### Source material
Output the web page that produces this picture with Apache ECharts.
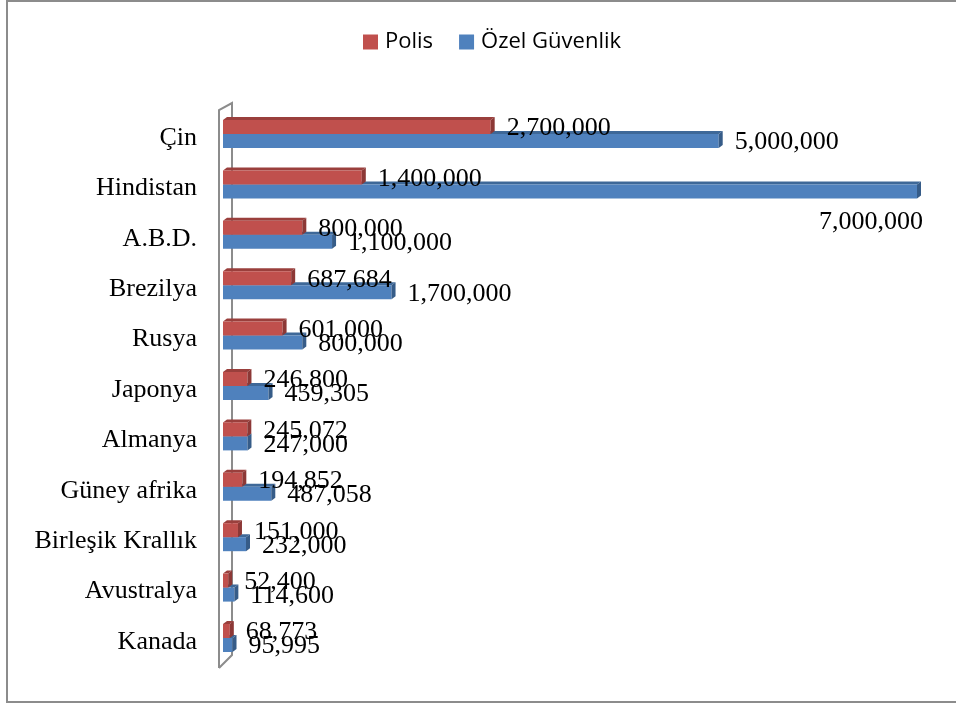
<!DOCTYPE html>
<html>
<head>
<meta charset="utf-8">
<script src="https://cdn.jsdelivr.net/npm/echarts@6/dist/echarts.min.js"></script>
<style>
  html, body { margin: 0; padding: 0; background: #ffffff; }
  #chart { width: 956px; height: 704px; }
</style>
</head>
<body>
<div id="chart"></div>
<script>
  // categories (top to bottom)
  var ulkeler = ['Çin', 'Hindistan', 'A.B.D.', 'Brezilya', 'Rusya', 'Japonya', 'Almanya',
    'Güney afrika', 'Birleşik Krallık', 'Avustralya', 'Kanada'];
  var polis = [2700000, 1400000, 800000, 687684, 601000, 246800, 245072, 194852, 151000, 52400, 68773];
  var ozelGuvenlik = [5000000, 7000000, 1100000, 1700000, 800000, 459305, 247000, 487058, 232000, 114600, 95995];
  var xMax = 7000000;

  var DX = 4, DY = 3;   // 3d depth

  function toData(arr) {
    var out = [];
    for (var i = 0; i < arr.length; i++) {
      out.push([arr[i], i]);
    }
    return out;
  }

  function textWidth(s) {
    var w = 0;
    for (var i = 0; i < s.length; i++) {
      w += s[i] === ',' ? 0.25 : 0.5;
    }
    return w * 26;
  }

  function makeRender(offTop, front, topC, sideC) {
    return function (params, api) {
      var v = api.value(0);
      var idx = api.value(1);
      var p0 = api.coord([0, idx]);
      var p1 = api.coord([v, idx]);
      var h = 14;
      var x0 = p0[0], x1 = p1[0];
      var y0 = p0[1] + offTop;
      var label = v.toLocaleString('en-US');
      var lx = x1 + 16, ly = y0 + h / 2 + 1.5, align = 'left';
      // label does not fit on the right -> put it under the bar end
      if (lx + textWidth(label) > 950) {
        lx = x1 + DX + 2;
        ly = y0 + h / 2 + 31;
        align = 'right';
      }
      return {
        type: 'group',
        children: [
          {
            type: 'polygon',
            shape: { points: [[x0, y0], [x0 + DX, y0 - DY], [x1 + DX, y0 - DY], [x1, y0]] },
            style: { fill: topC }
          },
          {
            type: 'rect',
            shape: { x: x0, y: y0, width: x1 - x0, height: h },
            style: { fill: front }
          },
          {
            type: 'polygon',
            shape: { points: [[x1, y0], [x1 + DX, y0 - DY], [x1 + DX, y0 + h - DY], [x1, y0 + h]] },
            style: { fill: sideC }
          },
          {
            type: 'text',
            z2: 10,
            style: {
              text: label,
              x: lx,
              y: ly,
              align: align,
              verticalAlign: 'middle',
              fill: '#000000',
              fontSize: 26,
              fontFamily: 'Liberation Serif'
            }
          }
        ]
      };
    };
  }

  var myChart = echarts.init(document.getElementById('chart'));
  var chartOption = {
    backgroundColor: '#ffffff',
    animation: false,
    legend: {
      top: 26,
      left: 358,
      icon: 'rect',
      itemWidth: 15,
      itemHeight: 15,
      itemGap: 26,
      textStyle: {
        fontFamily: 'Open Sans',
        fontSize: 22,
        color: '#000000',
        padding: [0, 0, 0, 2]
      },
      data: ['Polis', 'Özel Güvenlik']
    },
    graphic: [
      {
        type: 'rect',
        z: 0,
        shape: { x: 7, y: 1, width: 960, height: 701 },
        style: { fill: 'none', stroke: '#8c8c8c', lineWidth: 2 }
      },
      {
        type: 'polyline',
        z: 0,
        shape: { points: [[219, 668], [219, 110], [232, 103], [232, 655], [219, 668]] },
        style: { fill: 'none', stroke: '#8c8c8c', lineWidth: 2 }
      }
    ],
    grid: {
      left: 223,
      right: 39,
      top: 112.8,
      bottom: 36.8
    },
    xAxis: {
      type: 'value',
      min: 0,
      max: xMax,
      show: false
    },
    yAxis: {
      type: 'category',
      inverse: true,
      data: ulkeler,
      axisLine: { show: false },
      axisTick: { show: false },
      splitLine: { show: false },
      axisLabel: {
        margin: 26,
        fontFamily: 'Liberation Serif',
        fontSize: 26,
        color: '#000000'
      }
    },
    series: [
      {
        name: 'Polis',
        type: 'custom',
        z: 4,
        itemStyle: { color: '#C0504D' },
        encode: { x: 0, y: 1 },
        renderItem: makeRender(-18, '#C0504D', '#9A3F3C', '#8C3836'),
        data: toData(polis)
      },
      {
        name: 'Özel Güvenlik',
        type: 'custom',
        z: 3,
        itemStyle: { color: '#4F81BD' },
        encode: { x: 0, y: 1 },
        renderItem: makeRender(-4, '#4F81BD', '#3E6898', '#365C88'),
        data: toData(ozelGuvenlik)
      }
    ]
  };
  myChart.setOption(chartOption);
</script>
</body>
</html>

### Exercise brief
Quote all the lines above exactly as given. Do not include the pictures.

### Written response
Output the web page that produces this picture with Apache ECharts.
<!DOCTYPE html>
<html>
<head>
<meta charset="utf-8">
<script src="https://cdn.jsdelivr.net/npm/echarts@6/dist/echarts.min.js"></script>
<style>
  html, body { margin: 0; padding: 0; background: #ffffff; }
  #chart { width: 956px; height: 704px; }
</style>
</head>
<body>
<div id="chart"></div>
<script>
  // categories (top to bottom)
  var ulkeler = ['Çin', 'Hindistan', 'A.B.D.', 'Brezilya', 'Rusya', 'Japonya', 'Almanya',
    'Güney afrika', 'Birleşik Krallık', 'Avustralya', 'Kanada'];
  var polis = [2700000, 1400000, 800000, 687684, 601000, 246800, 245072, 194852, 151000, 52400, 68773];
  var ozelGuvenlik = [5000000, 7000000, 1100000, 1700000, 800000, 459305, 247000, 487058, 232000, 114600, 95995];
  var xMax = 7000000;

  var DX = 4, DY = 3;   // 3d depth

  function toData(arr) {
    var out = [];
    for (var i = 0; i < arr.length; i++) {
      out.push([arr[i], i]);
    }
    return out;
  }

  function textWidth(s) {
    var w = 0;
    for (var i = 0; i < s.length; i++) {
      w += s[i] === ',' ? 0.25 : 0.5;
    }
    return w * 26;
  }

  function makeRender(offTop, front, topC, sideC) {
    return function (params, api) {
      var v = api.value(0);
      var idx = api.value(1);
      var p0 = api.coord([0, idx]);
      var p1 = api.coord([v, idx]);
      var h = 14;
      var x0 = p0[0], x1 = p1[0];
      var y0 = p0[1] + offTop;
      var label = v.toLocaleString('en-US');
      var lx = x1 + 16, ly = y0 + h / 2 + 1.5, align = 'left';
      // label does not fit on the right -> put it under the bar end
      if (lx + textWidth(label) > 950) {
        lx = x1 + DX + 2;
        ly = y0 + h / 2 + 31;
        align = 'right';
      }
      return {
        type: 'group',
        children: [
          {
            type: 'polygon',
            shape: { points: [[x0, y0], [x0 + DX, y0 - DY], [x1 + DX, y0 - DY], [x1, y0]] },
            style: { fill: topC }
          },
          {
            type: 'rect',
            shape: { x: x0, y: y0, width: x1 - x0, height: h },
            style: { fill: front }
          },
          {
            type: 'polygon',
            shape: { points: [[x1, y0], [x1 + DX, y0 - DY], [x1 + DX, y0 + h - DY], [x1, y0 + h]] },
            style: { fill: sideC }
          },
          {
            type: 'text',
            z2: 10,
            style: {
              text: label,
              x: lx,
              y: ly,
              align: align,
              verticalAlign: 'middle',
              fill: '#000000',
              fontSize: 26,
              fontFamily: 'Liberation Serif'
            }
          }
        ]
      };
    };
  }

  var myChart = echarts.init(document.getElementById('chart'));
  var chartOption = {
    backgroundColor: '#ffffff',
    animation: false,
    legend: {
      top: 26,
      left: 358,
      icon: 'rect',
      itemWidth: 15,
      itemHeight: 15,
      itemGap: 26,
      textStyle: {
        fontFamily: 'Open Sans',
        fontSize: 22,
        color: '#000000',
        padding: [0, 0, 0, 2]
      },
      data: ['Polis', 'Özel Güvenlik']
    },
    graphic: [
      {
        type: 'rect',
        z: 0,
        shape: { x: 7, y: 1, width: 960, height: 701 },
        style: { fill: 'none', stroke: '#8c8c8c', lineWidth: 2 }
      },
      {
        type: 'polyline',
        z: 0,
        shape: { points: [[219, 668], [219, 110], [232, 103], [232, 655], [219, 668]] },
        style: { fill: 'none', stroke: '#8c8c8c', lineWidth: 2 }
      }
    ],
    grid: {
      left: 223,
      right: 39,
      top: 112.8,
      bottom: 36.8
    },
    xAxis: {
      type: 'value',
      min: 0,
      max: xMax,
      show: false
    },
    yAxis: {
      type: 'category',
      inverse: true,
      data: ulkeler,
      axisLine: { show: false },
      axisTick: { show: false },
      splitLine: { show: false },
      axisLabel: {
        margin: 26,
        fontFamily: 'Liberation Serif',
        fontSize: 26,
        color: '#000000'
      }
    },
    series: [
      {
        name: 'Polis',
        type: 'custom',
        z: 4,
        itemStyle: { color: '#C0504D' },
        encode: { x: 0, y: 1 },
        renderItem: makeRender(-18, '#C0504D', '#9A3F3C', '#8C3836'),
        data: toData(polis)
      },
      {
        name: 'Özel Güvenlik',
        type: 'custom',
        z: 3,
        itemStyle: { color: '#4F81BD' },
        encode: { x: 0, y: 1 },
        renderItem: makeRender(-4, '#4F81BD', '#3E6898', '#365C88'),
        data: toData(ozelGuvenlik)
      }
    ]
  };
  myChart.setOption(chartOption);
</script>
</body>
</html>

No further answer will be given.